— BEGIN Provided information —
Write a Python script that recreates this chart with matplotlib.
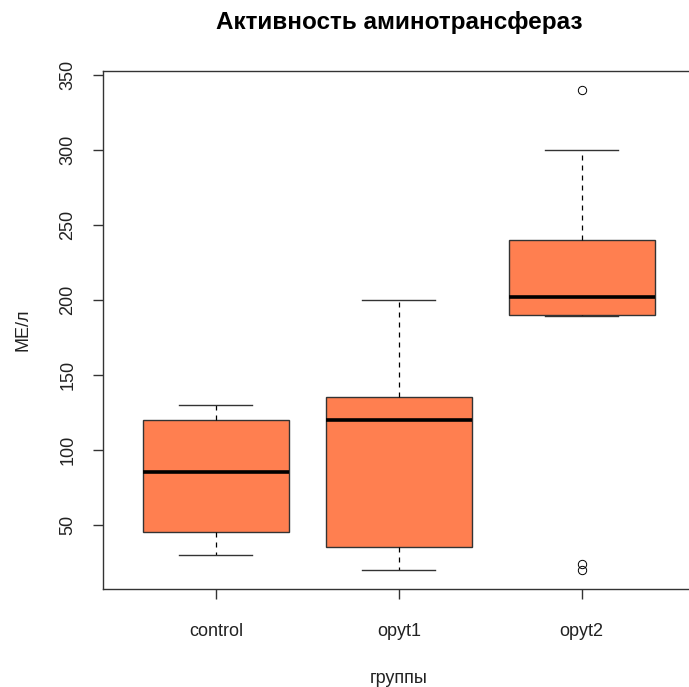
import matplotlib
matplotlib.use('Agg')
import matplotlib.pyplot as plt

groups = ['control', 'opyt1', 'opyt2']
whisk_low = [30, 20, 189]
q1 = [45, 35, 190]
medians = [85, 120, 202]
q3 = [120, 135, 240]
whisk_high = [130, 200, 300]
outliers = [[], [], [340, 24, 20]]

plt.rcParams['font.family'] = ['Liberation Sans', 'DejaVu Sans']

stats = []
for i, name in enumerate(groups):
    stats.append({'label': name, 'whislo': whisk_low[i], 'q1': q1[i],
                  'med': medians[i], 'q3': q3[i], 'whishi': whisk_high[i],
                  'fliers': outliers[i]})

fig = plt.figure(figsize=(6.89, 6.87), dpi=100)
ax = fig.add_axes([0.1488, 0.1424, 0.860, 0.7546])

edge = '#333333'
ax.bxp(stats, positions=[1, 2, 3], widths=0.8, patch_artist=True,
       boxprops=dict(facecolor='#FF7F50', edgecolor=edge, linewidth=1.0),
       medianprops=dict(color='black', linewidth=2.6, solid_capstyle='butt'),
       whiskerprops=dict(color='black', linewidth=0.9, linestyle=(0, (4, 4))),
       capprops=dict(color=edge, linewidth=1.0),
       capwidths=0.4,
       flierprops=dict(marker='o', markersize=6, markerfacecolor='none',
                       markeredgecolor='black', markeredgewidth=0.7))

ax.set_xlim(0.38, 3.62)
ax.set_ylim(7.2, 352.8)
ax.set_yticks([50, 100, 150, 200, 250, 300, 350])
ax.set_xticks([1, 2, 3])
ax.set_xticklabels(groups)
for s in ax.spines.values():
    s.set_color(edge)
    s.set_linewidth(1.0)
ax.spines['right'].set_visible(False)
ax.tick_params(axis='both', colors=edge, labelcolor='#222222', labelsize=13,
               length=7, width=1.0)
ax.tick_params(axis='x', pad=17)
ax.tick_params(axis='y', pad=12)
for lab in ax.get_yticklabels():
    lab.set_rotation(90)
    lab.set_va('center')

ax.set_title('Активность аминотрансфераз', fontsize=17.5, fontweight='bold',
             pad=30)
ax.set_xlabel('группы', fontsize=13, color='#222222', labelpad=22)
ax.set_ylabel('МЕ/л', fontsize=13, color='#222222', labelpad=20)

fig.savefig('out.png', dpi=100)
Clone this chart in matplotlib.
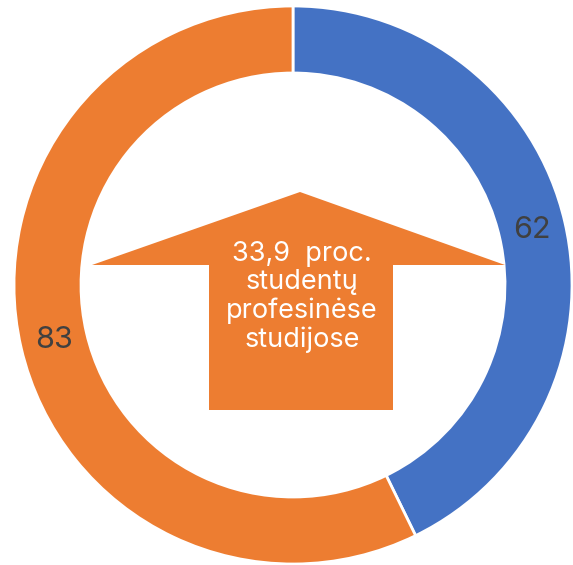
import matplotlib.pyplot as plt
from matplotlib.patches import Polygon

# duomenys
values = [62, 83]
colors = ['#4472C4', '#ED7D31']
center_text = "33,9  proc.\nstudentų\nprofesinėse\nstudijose"

W, H = 573, 565
fig = plt.figure(figsize=(W / 100, H / 100), dpi=100)
ax = fig.add_axes([0, 0, 1, 1])

cx, cy = 293, H - 285
r_out, ring = 279, 67

wedges, texts, autotexts = ax.pie(
    values, colors=colors, startangle=90, counterclock=False,
    radius=r_out, center=(cx, cy), frame=True,
    autopct=lambda p: '{:.0f}'.format(p * sum(values) / 100),
    pctdistance=(r_out - ring / 2) / r_out,
    wedgeprops=dict(width=ring, edgecolor='white', linewidth=2),
    textprops=dict(color='#404040', fontsize=22, family='Inter'))
ax.set_xlim(0, W)
ax.set_ylim(0, H)
ax.set_aspect('equal')
ax.axis('off')

# rodyklė centre
def p(x, y):
    return (x, H - y)

arrow = Polygon([p(92, 265), p(300, 192), p(505, 265), p(393, 265),
                 p(393, 410), p(209, 410), p(209, 265)],
                closed=True, facecolor='#ED7D31', edgecolor='none')
ax.add_patch(arrow)

ax.text(302, H - 297, center_text, ha='center', va='center', color='white',
        fontsize=19.5, family='Inter', linespacing=1.12)

fig.savefig('out.png', dpi=100)
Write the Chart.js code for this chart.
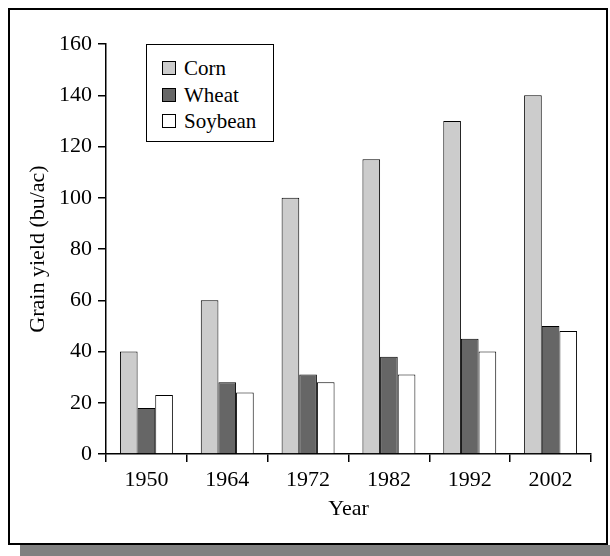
<!DOCTYPE html>
<html>
<head>
<meta charset="utf-8">
<script src="https://cdn.jsdelivr.net/npm/chart.js@4"></script>
<style>
  body { margin: 0; background: #fff; }
  #wrap { position: relative; width: 610px; height: 556px; overflow: hidden; font-family: "Liberation Serif", serif; }
  #frame { position: absolute; left: 8px; top: 8px; width: 596px; height: 533px; border: 2px solid #000; background: #fff; }
  #shadow { position: absolute; left: 20px; top: 545px; width: 590px; height: 11px; background: #808080; }
  #myChart { position: absolute; left: 0; top: 0; }
  #legend { position: absolute; left: 146px; top: 44px; width: 126px; height: 96px; border: 1px solid #000; background: #fff; }
  .item { position: absolute; left: 15px; height: 26px; line-height: 26px; font-size: 21px; color: #000; }
  .sw { position: absolute; left: 0; top: 6px; width: 12px; height: 12px; border: 1px solid #000; }
  .item span { position: absolute; left: 22px; top: 0; white-space: nowrap; }
</style>
</head>
<body>
<div id="wrap">
  <div id="shadow"></div>
  <div id="frame"></div>
  <canvas id="myChart" width="610" height="556"></canvas>
  <div id="legend"></div>
</div>
<script>
let years = ['1950', '1964', '1972', '1982', '1992', '2002'];
let corn = [40, 60, 100, 115, 130, 140];
let wheat = [18, 28, 31, 38, 45, 50];
let soybean = [23, 24, 28, 31, 40, 48];
let seriesNames = ['Corn', 'Wheat', 'Soybean'];
let seriesColors = ['#cccccc', '#666666', '#ffffff'];

let font = { family: '"Liberation Serif", serif', size: 22 };

// legend drawn as plain html, same look as the printed one
let legend = document.getElementById('legend');
seriesNames.forEach(function (name, i) {
    let row = document.createElement('div');
    row.className = 'item';
    row.style.top = (10 + i * 26.5) + 'px';
    row.innerHTML = '<div class="sw" style="background:' + seriesColors[i] + '"></div><span>' + name + '</span>';
    legend.appendChild(row);
});

let ctx = document.getElementById('myChart');

var myChart = new Chart(ctx, {
    type: 'bar',
    data: {
        labels: years,
        datasets: [corn, wheat, soybean].map(function (values, i) {
            return {
                label: seriesNames[i],
                data: values,
                backgroundColor: seriesColors[i],
                borderColor: '#000',
                borderWidth: 1,
                categoryPercentage: 0.655,
                barPercentage: 1
            };
        })
    },
    options: {
        responsive: false,
        animation: false,
        devicePixelRatio: 1,
        layout: { padding: { left: 0, top: 44, right: 19, bottom: 32 } },
        plugins: {
            legend: { display: false },
            tooltip: { enabled: false }
        },
        scales: {
            x: {
                afterFit: function (s) { s.height = 70; },
                border: { display: true, color: '#000', width: 1.5 },
                grid: { drawOnChartArea: false, drawTicks: true, tickLength: 8, color: '#000', lineWidth: 1.5 },
                ticks: { color: '#000', font: font, padding: 5, maxRotation: 0 },
                title: { display: true, text: 'Year', color: '#000', font: font, padding: { top: 0, bottom: 2 } }
            },
            y: {
                min: 0,
                max: 160,
                afterFit: function (s) { s.width = 106; },
                border: { display: true, color: '#000', width: 1.5 },
                grid: { drawOnChartArea: false, drawTicks: true, tickLength: 8, color: '#000', lineWidth: 1.5 },
                ticks: { stepSize: 20, color: '#000', font: font, padding: 6 },
                title: { display: true, text: 'Grain yield (bu/ac)', color: '#000', font: font, padding: { top: 25, bottom: 0 } }
            }
        }
    }
});
</script>
</body>
</html>
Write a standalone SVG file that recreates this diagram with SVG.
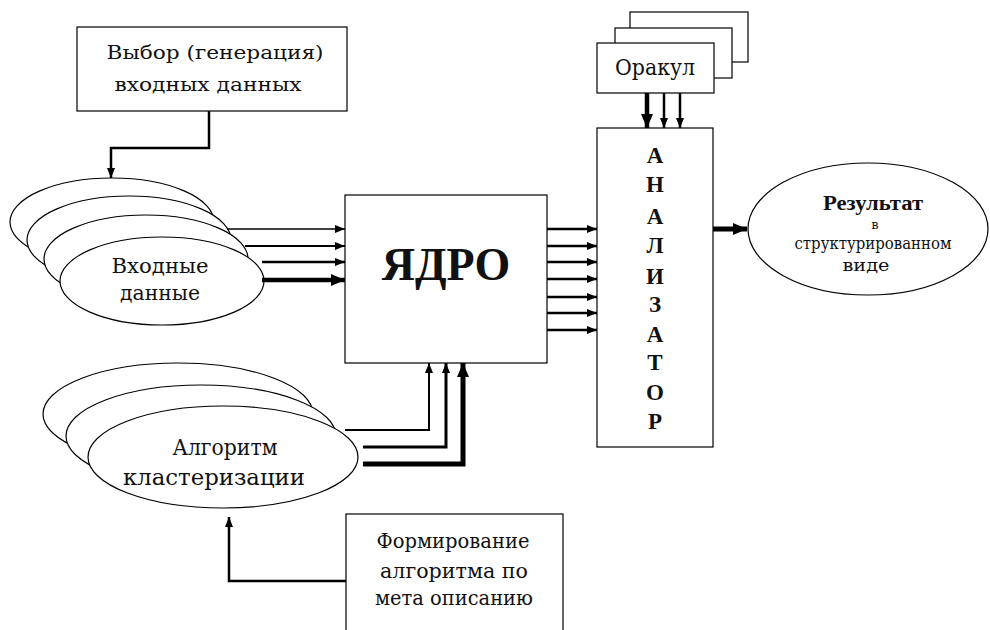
<svg xmlns="http://www.w3.org/2000/svg" width="990" height="630" viewBox="0 0 990 630">
<style>
.box{fill:#fff;stroke:#000;stroke-width:1.2}
.ell{fill:#fff;stroke:#000;stroke-width:1.2}
.t{fill:#111;text-anchor:middle;font-family:"DejaVu Serif","Liberation Serif",serif}
.b{font-weight:bold;font-family:"Liberation Serif","DejaVu Serif",serif}
.c{fill:none;stroke:#000}
</style>
<defs>
<marker id="a" markerUnits="userSpaceOnUse" markerWidth="10" markerHeight="8" refX="10" refY="4" orient="auto"><path d="M0,0 L10,4 L0,8 z" fill="#000"/></marker>
<marker id="A" markerUnits="userSpaceOnUse" markerWidth="14" markerHeight="12" refX="14" refY="6" orient="auto"><path d="M0,0 L14,6 L0,12 z" fill="#000"/></marker>
</defs>
<rect width="990" height="630" fill="#fff"/>

<g id="select-input">
<rect class="box" x="77" y="27" width="270" height="84"/>
<text class="t" x="215" y="59" font-size="19" textLength="217" lengthAdjust="spacingAndGlyphs">Выбор (генерация)</text>
<text class="t" x="208" y="91" font-size="19" textLength="187" lengthAdjust="spacingAndGlyphs">входных данных</text>
</g>

<g id="input-data">
<ellipse class="ell" cx="112" cy="222" rx="102" ry="44"/>
<ellipse class="ell" cx="129" cy="240" rx="102" ry="44"/>
<ellipse class="ell" cx="146" cy="259" rx="102" ry="44"/>
<ellipse class="ell" cx="162" cy="281" rx="102" ry="44"/>
<text class="t" x="160" y="273" font-size="21" textLength="97" lengthAdjust="spacingAndGlyphs">Входные</text>
<text class="t" x="160" y="300" font-size="21" textLength="80" lengthAdjust="spacingAndGlyphs">данные</text>
</g>

<g id="core">
<rect class="box" x="345" y="195" width="202" height="168"/>
<text class="t b" x="446" y="280" font-size="46">ЯДРО</text>
</g>

<g id="oracle">
<rect class="box" x="630" y="12" width="118" height="50"/>
<rect class="box" x="615" y="28" width="117" height="50"/>
<rect class="box" x="597" y="43" width="117" height="50"/>
<text class="t" x="655" y="75" font-size="22" textLength="80" lengthAdjust="spacingAndGlyphs">Оракул</text>
</g>

<g id="analyzer">
<rect class="box" x="597" y="128" width="116" height="319"/>
<g class="t b" font-size="23">
<text x="655" y="163">А</text>
<text x="655" y="192">Н</text>
<text x="655" y="224">А</text>
<text x="655" y="253">Л</text>
<text x="655" y="284">И</text>
<text x="655" y="312">З</text>
<text x="655" y="342">А</text>
<text x="655" y="370">Т</text>
<text x="655" y="400">О</text>
<text x="655" y="429">Р</text>
</g>
</g>

<g id="result">
<ellipse class="ell" cx="868" cy="229" rx="120" ry="66"/>
<text class="t b" x="873" y="210" font-size="20" textLength="100" lengthAdjust="spacingAndGlyphs">Результат</text>
<text class="t" x="875" y="229" font-size="13">в</text>
<text class="t" x="873" y="249" font-size="16" textLength="157" lengthAdjust="spacingAndGlyphs">структурированном</text>
<text class="t" x="866" y="271" font-size="16" textLength="47" lengthAdjust="spacingAndGlyphs">виде</text>
</g>

<g id="algorithm">
<ellipse class="ell" cx="178" cy="414" rx="135" ry="51"/>
<ellipse class="ell" cx="201" cy="436" rx="135" ry="51"/>
<ellipse class="ell" cx="223" cy="457" rx="135" ry="51"/>
<text class="t" x="225" y="455" font-size="23" textLength="105" lengthAdjust="spacingAndGlyphs">Алгоритм</text>
<text class="t" x="214" y="485" font-size="23" textLength="182" lengthAdjust="spacingAndGlyphs">кластеризации</text>
</g>

<g id="form-algorithm">
<rect class="box" x="346" y="514" width="217" height="130"/>
<text class="t" x="453" y="548" font-size="21" textLength="153" lengthAdjust="spacingAndGlyphs">Формирование</text>
<text class="t" x="454" y="578" font-size="21" textLength="148" lengthAdjust="spacingAndGlyphs">алгоритма по</text>
<text class="t" x="454" y="605" font-size="21" textLength="158" lengthAdjust="spacingAndGlyphs">мета описанию</text>
</g>

<g id="connectors">
<path class="c" stroke-width="2.5" d="M209,111 V148 H111 V178" marker-end="url(#a)"/>
<path class="c" stroke-width="1.5" d="M227,229 H345" marker-end="url(#a)"/>
<path class="c" stroke-width="2" d="M245,246 H345" marker-end="url(#a)"/>
<path class="c" stroke-width="2.5" d="M262,262 H345" marker-end="url(#a)"/>
<path class="c" stroke-width="4.5" d="M262,280 H345" marker-end="url(#A)"/>
<path class="c" stroke-width="2.5" d="M547,229 H597" marker-end="url(#a)"/>
<path class="c" stroke-width="2.5" d="M547,246 H597" marker-end="url(#a)"/>
<path class="c" stroke-width="2.5" d="M547,262 H597" marker-end="url(#a)"/>
<path class="c" stroke-width="2.5" d="M547,279 H597" marker-end="url(#a)"/>
<path class="c" stroke-width="2.5" d="M547,297 H597" marker-end="url(#a)"/>
<path class="c" stroke-width="2.5" d="M547,313 H597" marker-end="url(#a)"/>
<path class="c" stroke-width="2.5" d="M547,330 H597" marker-end="url(#a)"/>
<path class="c" stroke-width="4.5" d="M647,93 V128" marker-end="url(#A)"/>
<path class="c" stroke-width="2.5" d="M664,93 V128" marker-end="url(#a)"/>
<path class="c" stroke-width="2.5" d="M680,93 V128" marker-end="url(#a)"/>
<path class="c" stroke-width="5" d="M713,229 H747" marker-end="url(#A)"/>
<path class="c" stroke-width="2" d="M345,430 H429 V363" marker-end="url(#a)"/>
<path class="c" stroke-width="3" d="M363,447 H446 V363" marker-end="url(#a)"/>
<path class="c" stroke-width="5" d="M363,464 H463 V363" marker-end="url(#A)"/>
<path class="c" stroke-width="2.5" d="M346,581 H229 V517" marker-end="url(#a)"/>
</g>
</svg>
— END Provided information —
Written problem -
Both the first line of the records above and the line containing "markeredgecolor='black', markeredgewidth=0.7))" belong in the copy; please return them and every line between, exactly, minus the pictures.

Finished answer -
Write a Python script that recreates this chart with matplotlib.
import matplotlib
matplotlib.use('Agg')
import matplotlib.pyplot as plt

groups = ['control', 'opyt1', 'opyt2']
whisk_low = [30, 20, 189]
q1 = [45, 35, 190]
medians = [85, 120, 202]
q3 = [120, 135, 240]
whisk_high = [130, 200, 300]
outliers = [[], [], [340, 24, 20]]

plt.rcParams['font.family'] = ['Liberation Sans', 'DejaVu Sans']

stats = []
for i, name in enumerate(groups):
    stats.append({'label': name, 'whislo': whisk_low[i], 'q1': q1[i],
                  'med': medians[i], 'q3': q3[i], 'whishi': whisk_high[i],
                  'fliers': outliers[i]})

fig = plt.figure(figsize=(6.89, 6.87), dpi=100)
ax = fig.add_axes([0.1488, 0.1424, 0.860, 0.7546])

edge = '#333333'
ax.bxp(stats, positions=[1, 2, 3], widths=0.8, patch_artist=True,
       boxprops=dict(facecolor='#FF7F50', edgecolor=edge, linewidth=1.0),
       medianprops=dict(color='black', linewidth=2.6, solid_capstyle='butt'),
       whiskerprops=dict(color='black', linewidth=0.9, linestyle=(0, (4, 4))),
       capprops=dict(color=edge, linewidth=1.0),
       capwidths=0.4,
       flierprops=dict(marker='o', markersize=6, markerfacecolor='none',
                       markeredgecolor='black', markeredgewidth=0.7))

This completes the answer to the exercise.